We know that for a submartingle $A(t)$, $A(t)-\langle A\rangle_t$ is a martingale where $\langle A\rangle_t$ is its quadratic variation.
For processes like $W^3(t)$ ($W(t)$ being standard Brownian Motion), It$\hat{ \mathrm{o}}$'s formula gives that
$$d(W^3(t))=3W^2(t)dW(t)+3W(t)dt$$
Then we have $W^3(t)-\int^t_03W(t)dt$ is a martingale.
Can we conclude that
$$\langle W^3(t)\rangle = \int^t_03W(s)ds$$
using the uniqueness of quadratic variation?
Furthermore, how can we calculate $\int^t_03W(t)dt$? It's not an It$\hat{ \mathrm{o}}$ integral.
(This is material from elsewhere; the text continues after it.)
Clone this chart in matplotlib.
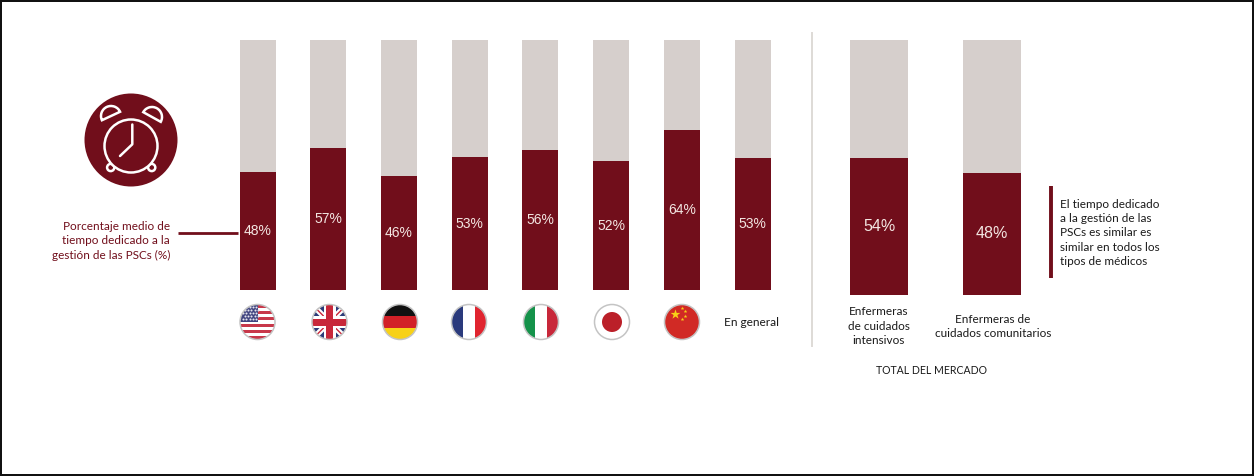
import matplotlib
matplotlib.use("Agg")
import matplotlib.pyplot as plt
from matplotlib.patches import Circle, Rectangle, Wedge

# ---- data ----
country_keys = ["US", "UK", "DE", "FR", "IT", "JP", "CN", "ALL"]
country_labels = [48, 57, 46, 53, 56, 52, 64, 53]          # printed percentages
country_heights = [47.4, 56.7, 45.5, 53.1, 55.9, 51.4, 64.0, 52.9]  # bar heights
nurse_labels_pct = [54, 48]
nurse_heights = [53.9, 48.0]
nurse_labels = ["Enfermeras\nde cuidados\nintensivos", "Enfermeras de\ncuidados comunitarios"]
overall_label = "En general"
metric_label = "Porcentaje medio de\ntiempo dedicado a la\ngestión de las PSCs (%)"
market_label = "TOTAL DEL MERCADO"
note_lines = ["El tiempo dedicado", "a la gestión de las", "PSCs es similar es",
              "similar en todos los", "tipos de médicos"]

W, H = 1254, 476
DARK = "#710e1b"
GREY = "#d6cfcc"
LABEL = "#f3e6e2"
INK = "#1a1a1a"
FONT = ["Lato", "DejaVu Sans"]
NUM = ["Liberation Sans", "DejaVu Sans"]
TXT = 8.45
LS = 1.36

fig = plt.figure(figsize=(W / 100, H / 100), dpi=100, facecolor="white")


def axes_px(x0, y0, x1, y1, **kw):
    return fig.add_axes([x0 / W, 1 - y1 / H, (x1 - x0) / W, (y1 - y0) / H], **kw)


def stacked(ax, heights, labels, width, size):
    xs = range(len(heights))
    ax.bar(xs, [100] * len(heights), width=width, color=GREY, linewidth=0)
    ax.bar(xs, heights, width=width, color=DARK, linewidth=0)
    for x, h, v in zip(xs, heights, labels):
        ax.text(x, h / 2, f"{v}%", ha="center", va="center", color=LABEL,
                fontsize=size, family=NUM)
    ax.set_ylim(0, 100)
    ax.axis("off")


# left group
pitch = (752.5 - 257.5) / 7
ax1 = axes_px(257.5 - pitch / 2, 40, 752.5 + pitch / 2, 290)
ax1.set_xlim(-0.5, 7.5)
stacked(ax1, country_heights, country_labels, 36 / pitch, 10)

# right group
pitch2 = 992 - 879
ax2 = axes_px(879 - pitch2 / 2, 40, 992 + pitch2 / 2, 295)
ax2.set_xlim(-0.5, 1.5)
stacked(ax2, nurse_heights, nurse_labels_pct, 57.5 / pitch2, 11.5)

# overlay in pixel coordinates for the decoration
ov = fig.add_axes([0, 0, 1, 1], zorder=5)
ov.set_xlim(0, W)
ov.set_ylim(H, 0)
ov.axis("off")
ov.patch.set_alpha(0)

# frame
for r in [(0, 0, W, 1.5), (0, 0, 2, H), (W - 2, 0, 2, H), (0, H - 2.5, W, 2.5)]:
    ov.add_patch(Rectangle(r[:2], r[2], r[3], fc="#111111", ec="none"))

# clock icon
ov.add_patch(Circle((131, 140), 46.5, fc=DARK, ec="none"))
lw_i = 1.8
ov.add_patch(Wedge((111, 116), 10, 155, 335, fc="none", ec="white", lw=lw_i))
ov.add_patch(Wedge((152, 117), 10, 209, 389, fc="none", ec="white", lw=lw_i))
for fx in (110.7, 151.7):
    ov.add_patch(Circle((fx, 167.5), 3.6, fc=DARK, ec="white", lw=lw_i, zorder=1.5))
ov.add_patch(Circle((131, 146), 26.5, fc=DARK, ec="white", lw=lw_i, zorder=1.6))
ov.plot([132.3, 132.3, 120], [124.5, 144.3, 156], color="white", lw=lw_i,
        solid_capstyle="round", solid_joinstyle="round", zorder=2)

# left callout
ov.text(170, 241, metric_label, ha="right", va="center", color=DARK, fontsize=TXT,
        family=FONT, linespacing=LS, multialignment="right")
ov.plot([178, 238], [232.5, 232.5], color=DARK, lw=2, solid_capstyle="butt")

# separator
ov.plot([812, 812], [33, 346], color="#dedad6", lw=1.4)

# flags
fy, fr = 322, 17.5


def flag_base(cx):
    return Circle((cx, fy), fr, transform=ov.transData)


def rect(clip, x, y, w, h, c, z=1):
    p = Rectangle((x, y), w, h, fc=c, ec="none", zorder=z)
    ov.add_patch(p)
    p.set_clip_path(clip)


def ring(cx):
    ov.add_patch(Circle((cx, fy), fr, fc="none", ec="#c4c4c4", lw=1.1, zorder=3))


def us(cx):
    c = flag_base(cx)
    n = 11
    sh = 2 * fr / n
    for i in range(n):
        rect(c, cx - fr, fy - fr + i * sh, 2 * fr, sh + 0.1, "#c8384a" if i % 2 == 0 else "white")
    rect(c, cx - fr, fy - fr, fr * 1.05, sh * 5.4, "#40447f")
    xs, ys = [], []
    for j in range(5):
        for i in range(5):
            xs.append(cx - fr + 3 + i * 3.3 + (j % 2) * 1.6)
            ys.append(fy - fr + 2.5 + j * 3)
    pts = ov.scatter(xs, ys, s=2.2, c="#e4e4ee", linewidths=0, zorder=1.2)
    pts.set_clip_path(c)
    ring(cx)


def uk(cx):
    c = flag_base(cx)
    rect(c, cx - fr, fy - fr, 2 * fr, 2 * fr, "#2c3a78", z=0.4)
    for sx in (1, -1):
        for col, lw, z in (("white", 4.0, 0.5), ("#c8283a", 1.0, 0.6)):
            l = ov.plot([cx - fr * sx, cx + fr * sx], [fy - fr, fy + fr], color=col, lw=lw, zorder=z)[0]
            l.set_clip_path(c)
    rect(c, cx - 6, fy - fr, 12, 2 * fr, "white")
    rect(c, cx - fr, fy - 6, 2 * fr, 12, "white")
    rect(c, cx - 3.5, fy - fr, 7, 2 * fr, "#c8283a", z=1.1)
    rect(c, cx - fr, fy - 3.5, 2 * fr, 7, "#c8283a", z=1.1)
    ring(cx)


def de(cx):
    c = flag_base(cx)
    for i, col in enumerate(["#111111", "#d22027", "#f7d117"]):
        rect(c, cx - fr, fy - fr + i * 2 * fr / 3, 2 * fr, 2 * fr / 3 + 0.1, col)
    ring(cx)


def vert(cx, cols):
    c = flag_base(cx)
    for i, col in enumerate(cols):
        rect(c, cx - fr + i * 2 * fr / 3, fy - fr, 2 * fr / 3 + 0.1, 2 * fr, col)
    ring(cx)


def jp(cx):
    ov.add_patch(Circle((cx, fy), fr, fc="white", ec="#c4c4c4", lw=1.1))
    ov.add_patch(Circle((cx, fy), 10, fc="#bb2029", ec="none"))


def cn(cx):
    ov.add_patch(Circle((cx, fy), fr, fc="#d12a25", ec="#c4c4c4", lw=1.1))
    ov.scatter([cx - 7], [fy - 8], marker="*", s=55, c="#f7d117", linewidths=0)
    ov.scatter([cx, cx + 3, cx + 3, cx], [fy - 14, fy - 11, fy - 6.5, fy - 3],
               marker="*", s=8, c="#f7d117", linewidths=0)


us(257.5)
uk(329.5)
de(400)
vert(469, ["#2a3a7c", "white", "#e0242f"])
vert(541, ["#14924a", "white", "#c8283a"])
jp(612)
cn(682)

# category labels
ov.text(752, 322, overall_label, ha="center", va="center", color=INK, fontsize=8.6, family=FONT)
ov.text(879, 326, nurse_labels[0], ha="center", va="center", color=INK, fontsize=TXT,
        family=FONT, linespacing=LS)
ov.text(993, 326.5, nurse_labels[1], ha="center", va="center", color=INK, fontsize=TXT,
        family=FONT, linespacing=LS)
ov.text(932, 370, market_label, ha="center", va="center", color=INK, fontsize=7.6, family=FONT)

# note
ov.plot([1051, 1051], [186, 278], color=DARK, lw=2.8, solid_capstyle="butt")
ov.text(1060, 233, "\n".join(note_lines), ha="left", va="center", color=INK, fontsize=TXT,
        family=FONT, linespacing=LS)

fig.savefig("out.png", dpi=100)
Moreover, we can check that $W^3(t)-3tW(t)$ is a martingale.
Does it imply $\int^t_03W(s)ds = 3tW(t)$?
Best Answer
The quadratic variation of a continuous local martingale $X$ (say) is the predictable increasing process $V$ such that $X(t)^2-V(t)$ is a local martingale. More generally, the quadratic variation of a continuous semimartingale coincides with the quadratic variation of its martingale part. In your example, this would be $\langle W^3\rangle(t) =9\int_0^t W(s)^4\,ds$.